Under a substitution agreement, the BC EAO carried out the assessment on behalf of the federal government, eliminating the duplication of two assessments for a single project.

Central to the project’s low carbon ambitions is the use of electric drive trains supplied by renewable energy provided by power utility BC Hydro. An 8.5-km, 287-kV transmission line will run from BC Hydro’s Minette substation to the offshore, floating liquefaction facility and marine terminal.

The floating LNG facility will be permanently moored and consist of gas receiving and treatment units, LNG trains, air cooling systems, a flare system and LNG storage tanks with capacity of up to 250,000 m3, in addition to other necessary infrastructure. It is expected that up to 50 LNG Carriers will berth and load during the course of a year, escorted by tugs.

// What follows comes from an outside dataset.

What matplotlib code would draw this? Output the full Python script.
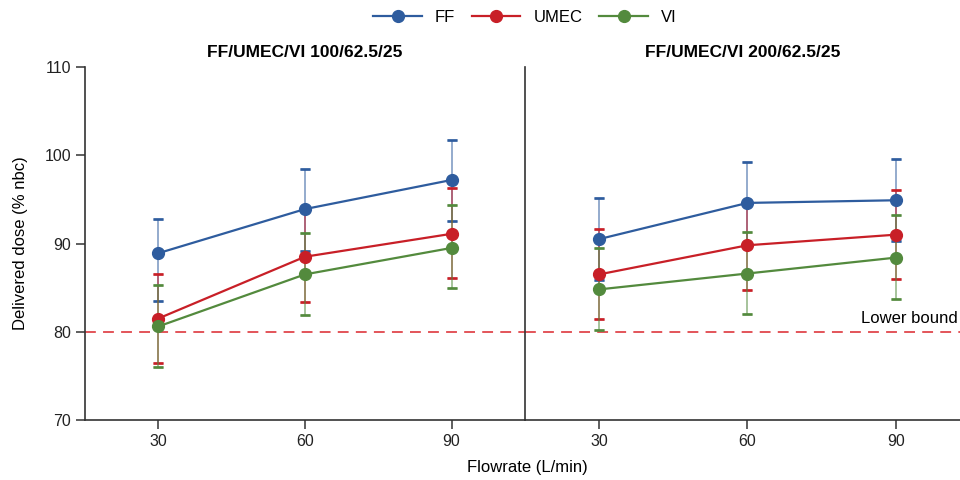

According to the environmental approval, annual net GHG emissions during project operation are estimated at 251,000 t of CO2 equivalent with the GHG emissions intensity put at 0.08 tonnes of CO2 equivalent/t of LNG produced. Annual upstream emissions are estimated at 959-975,000 t of CO2 equivalent.

This certainly puts the project on a firm low carbon basis compared with the industry average, but achieving net zero by 2030 is likely to require further emissions abatement or offsets.